I attempt to block and then counter, but for whatever reason, miss the counter completely regardless of whether I use light, medium or heavy DP.
The opponent can easily continue this thus making me wish to really stop playing ranked.

MKX:
Opponent jumps in whilst I’m blocking.
I see the jump and can easily HIt my opponent out of the air even at the peak of the jump. Game is reset to neutral and if my opponent keeps jumping I can keep uppercutting accordingly.

I think it’s the fact that anti-airs are now near impossible for Fulgore with his new changes (lack of Heavy laser that goes upwards, that has made the grind, for a person with no sight whatsoever, almost insurmountable without large quantities of luck that the game will match you against what I will loosely term as an “honest opponent” - someone who, though they play at a higher level, understands an idea I’ve tought to people in exhibition sets. Most of the time “if you jump, you die”. If there were modifiers in this game, I’d suggest one that completely blackens the screen so that noone can see what they’re doing (not for ranked as this would make things broken if applied incorrectly), but as a demonstration of how the game can use sound to inform the gameplan of the players (if done correctly).
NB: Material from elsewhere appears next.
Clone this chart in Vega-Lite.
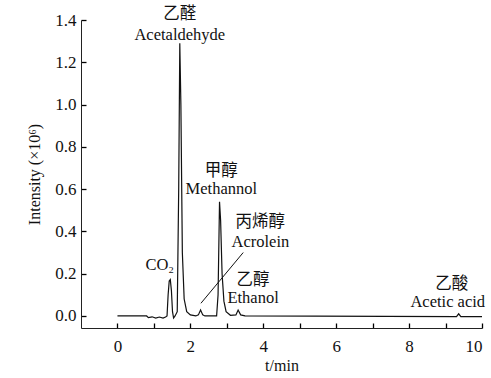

I understand why people are saying “don’t blame the AI, it’s not the AI’s fault as the players are just doing what they do” but where do you think they get the idea that jumping is everything from? I’d say it’s highly likely that when playing the game for the first time they notice the AI jumping a lot and think “ooh! That’s a fantastic strategy!” and thus integrate it habitually into their gameplay.

How we solve this would be an interesting discussion that I believe needs to be had - also so that casuals can enjoy a proper fight. Seeing a large number of players just jumping and winning by that alone isn’t “fun” for anyone. It’s the moment that the fighters are grounded by the other guy’s anti air attack that I cheer at in such battles.

I appreciate the support that you’ve given by replying to this thread. I’d be very happy to work through strategies etc with any of you to make this easier to cope with.

I can see when opponent’s are jumping. That’s not so much the issue. It’s when they’re out of my range and wheneve I try going in to anti air, I am just out of range or just can’t connect it because they block whilst they’re landing basically meaning they’re invulnerable to a blind player. Moreover, when an opponent can see you jumping, it just doubles the emphasis on you not making any mistakes at all as one wrong move, they get a free combo that you wouldn’t get if you anti aired them in return, just because you wouldn’t get the timing right to continue it.

I hope I’m making myself clear. I’ll try and get footage of that Glacius up on youtube as well.